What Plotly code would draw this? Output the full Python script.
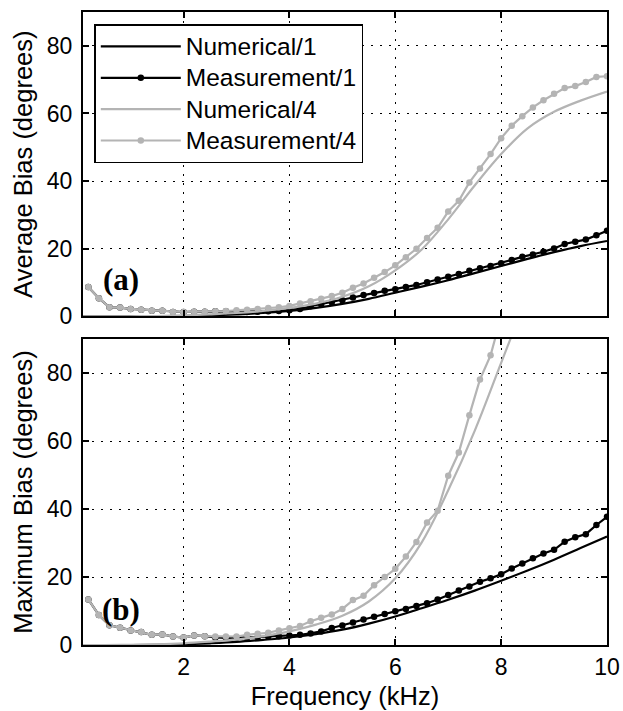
import plotly.graph_objects as go

# ---- data ----
freq_meas = [0.2, 0.4, 0.6, 0.8, 1.0, 1.2, 1.4, 1.6, 1.8, 2.0,
             2.2, 2.4, 2.6, 2.8, 3.0, 3.2, 3.4, 3.6, 3.8, 4.0,
             4.2, 4.4, 4.6, 4.8, 5.0, 5.2, 5.4, 5.6, 5.8, 6.0,
             6.2, 6.4, 6.6, 6.8, 7.0, 7.2, 7.4, 7.6, 7.8, 8.0,
             8.2, 8.4, 8.6, 8.8, 9.0, 9.2, 9.4, 9.6, 9.8, 10.0]
freq_num = [0.1, 0.5, 1.0, 1.5, 2.0, 2.5, 3.0, 3.5, 4.0, 4.5, 5.0,
            5.5, 6.0, 6.5, 7.0, 7.5, 8.0, 8.5, 9.0, 9.5, 10.0]

# (a) Average bias
avg_num1 = [0, 0, 0, 0.05, 0.1, 0.3, 0.6, 1.0, 1.6, 2.5, 3.7,
            5.2, 7.0, 8.8, 10.7, 12.8, 14.9, 17.0, 19.0, 20.8, 22.3]
avg_num4 = [0, 0, 0.05, 0.1, 0.3, 0.6, 1.0, 1.6, 2.5, 3.8, 5.8,
            8.9, 13.6, 19.8, 28.7, 38.7, 48.0, 55.6, 60.5, 63.8, 66.5]
avg_meas1 = [8.7, 5.4, 2.7, 2.6, 2.2, 2.0, 1.7, 1.7, 1.3, 1.3,
             1.4, 1.4, 1.5, 1.5, 1.4, 1.3, 1.4, 1.5, 1.6, 1.8,
             2.2, 3.0, 3.6, 4.2, 4.8, 5.6, 6.3, 6.9, 7.6, 8.0,
             8.7, 9.3, 10.1, 10.9, 11.7, 12.5, 13.5, 14.2, 14.9, 15.7,
             16.7, 17.6, 18.3, 19.1, 20.1, 21.4, 22.1, 22.7, 24.0, 25.3]
avg_meas4 = [8.7, 5.4, 2.7, 2.6, 2.2, 2.0, 1.7, 1.7, 1.3, 1.3,
             1.4, 1.4, 1.5, 1.6, 1.8, 2.0, 2.2, 2.5, 2.7, 3.1,
             3.8, 4.5, 5.2, 6.0, 7.0, 8.5, 9.7, 11.4, 13.1, 15.1,
             17.5, 20.0, 23.2, 26.2, 31.0, 34.2, 39.6, 43.7, 48.0, 52.7,
             56.4, 59.2, 61.8, 63.9, 65.8, 67.5, 68.1, 69.3, 70.8, 71.0]

# (b) Maximum bias
max_num1 = [0, 0, 0, 0.05, 0.2, 0.5, 0.9, 1.5, 2.2, 3.2, 4.5,
            6.3, 8.4, 10.8, 13.3, 16.0, 18.9, 21.9, 25.1, 28.5, 31.9]
max_num4 = [0, 0, 0.05, 0.2, 0.5, 1.0, 1.6, 2.6, 4.0, 6.0, 8.6,
            12.8, 19.6, 30.2, 45.5, 63.0, 83.0, 103.0]
max_meas1 = [13.4, 8.8, 5.8, 5.1, 4.3, 3.8, 3.0, 3.1, 2.5, 2.2,
             2.8, 2.6, 2.2, 2.1, 2.1, 2.2, 2.3, 2.5, 2.6, 2.8,
             3.0, 3.4, 4.0, 5.0, 5.7, 6.6, 7.5, 8.3, 9.1, 9.9,
             10.6, 11.5, 12.3, 13.4, 14.7, 16.0, 17.2, 18.6, 19.6, 20.8,
             22.5, 24.0, 25.5, 26.9, 28.0, 30.4, 31.7, 32.6, 35.3, 37.7]
max_meas4 = [13.4, 8.8, 5.8, 5.1, 4.3, 3.8, 3.0, 3.1, 2.5, 2.2,
             2.8, 2.6, 2.5, 2.5, 2.5, 3.0, 3.3, 3.6, 4.3, 4.9,
             5.6, 7.0, 8.0, 9.0, 10.6, 13.2, 14.5, 17.6, 20.0, 22.4,
             26.0, 30.3, 36.0, 39.5, 49.8, 56.6, 67.6, 78.1, 85.2, 96.0,
             108.0]

series_names = ["Numerical/1", "Measurement/1", "Numerical/4", "Measurement/4"]
x_ticks = [2, 4, 6, 8, 10]
y_ticks = [0, 20, 40, 60, 80]

BLACK = "#000000"
GRAY = "#b4b4b4"
FONT = "Liberation Sans, Arial, sans-serif"
SERIF = "Liberation Serif, Times New Roman, serif"

fig = go.Figure()

def lname(n):
    return "<span style='font-size:24.5px'>" + n + "</span>"

def add_panel(num1, meas1, num4, meas4, xa, ya, show):
    fig.add_trace(go.Scatter(x=freq_num[:len(num1)], y=num1, mode="lines",
                             line=dict(color=BLACK, width=2.2, shape="spline"),
                             name=lname(series_names[0]), showlegend=show, xaxis=xa, yaxis=ya))
    fig.add_trace(go.Scatter(x=freq_meas[:len(meas1)], y=meas1, mode="lines+markers",
                             line=dict(color=BLACK, width=2.2),
                             marker=dict(color=BLACK, size=6.5),
                             name=lname(series_names[1]), showlegend=show, xaxis=xa, yaxis=ya))
    fig.add_trace(go.Scatter(x=freq_num[:len(num4)], y=num4, mode="lines",
                             line=dict(color=GRAY, width=2.2, shape="spline"),
                             name=lname(series_names[2]), showlegend=show, xaxis=xa, yaxis=ya))
    fig.add_trace(go.Scatter(x=freq_meas[:len(meas4)], y=meas4, mode="lines+markers",
                             line=dict(color=GRAY, width=2.2),
                             marker=dict(color=GRAY, size=6.5),
                             name=lname(series_names[3]), showlegend=show, xaxis=xa, yaxis=ya))

add_panel(avg_num1, avg_meas1, avg_num4, avg_meas4, "x", "y", True)
add_panel(max_num1, max_meas1, max_num4, max_meas4, "x2", "y2", False)

W, H = 623, 711
l, r, t, b = 83, 16, 12, 66
pw = W - l - r
ph = H - t - b
top_bottom = (645.3 - 316.7) / ph
bot_top = (645.3 - 339.3) / ph

axis_common = dict(showline=True, linecolor=BLACK, linewidth=2, mirror="ticks",
                   ticks="inside", ticklen=6, tickwidth=1.5, tickcolor=BLACK,
                   showgrid=True, gridcolor=BLACK, gridwidth=1, griddash="2px,7px",
                   zeroline=False, automargin=False,
                   tickfont=dict(family=FONT, size=23, color=BLACK))

fig.update_layout(
    width=W, height=H,
    margin=dict(l=l, r=r, t=t, b=b),
    paper_bgcolor="white", plot_bgcolor="white",
    font=dict(family=FONT, size=23, color=BLACK),
    xaxis=dict(domain=[0, 1], range=[0.1, 10], tickvals=x_ticks, showticklabels=False,
               anchor="y", **axis_common),
    yaxis=dict(domain=[top_bottom, 1], range=[0, 90], tickvals=y_ticks, anchor="x",
               ticklabelstandoff=4,
               title=dict(text="Average Bias (degrees)", font=dict(size=25.5), standoff=7),
               **axis_common),
    xaxis2=dict(domain=[0, 1], range=[0.1, 10], tickvals=x_ticks, anchor="y2",
                title=dict(text="Frequency (kHz)", font=dict(size=25.5), standoff=9),
                **axis_common),
    yaxis2=dict(domain=[0, bot_top], range=[0, 90], tickvals=y_ticks, anchor="x2",
                ticklabelstandoff=4,
                title=dict(text="Maximum Bias (degrees)", font=dict(size=25.5), standoff=7),
                **axis_common),
    legend=dict(x=(94.3 - l) / pw, y=1 - (24.3 - t) / ph,
                xanchor="left", yanchor="top",
                bgcolor="white", bordercolor=BLACK, borderwidth=1.5,
                font=dict(family=FONT, size=21.8, color=BLACK),
                itemwidth=80, tracegroupgap=0),
    annotations=[
        dict(text="<b>(a)</b>", x=0.82, y=10.8, xref="x", yref="y", showarrow=False,
             font=dict(family=SERIF, size=31, color=BLACK)),
        dict(text="<b>(b)</b>", x=0.82, y=10.4, xref="x2", yref="y2", showarrow=False,
             font=dict(family=SERIF, size=31, color=BLACK)),
    ],
)

# remove the default page margin so the 623x711 figure fills the window exactly
fig.write_html("out.html", config={"displayModeBar": False},
               post_script="document.body.style.margin='0';")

• Problem
Give back exactly the lines from the first line of the data through the line with "import plotly.graph_objects as go", pictures excluded.

• Expected output
What Plotly code would draw this? Output the full Python script.
import plotly.graph_objects as go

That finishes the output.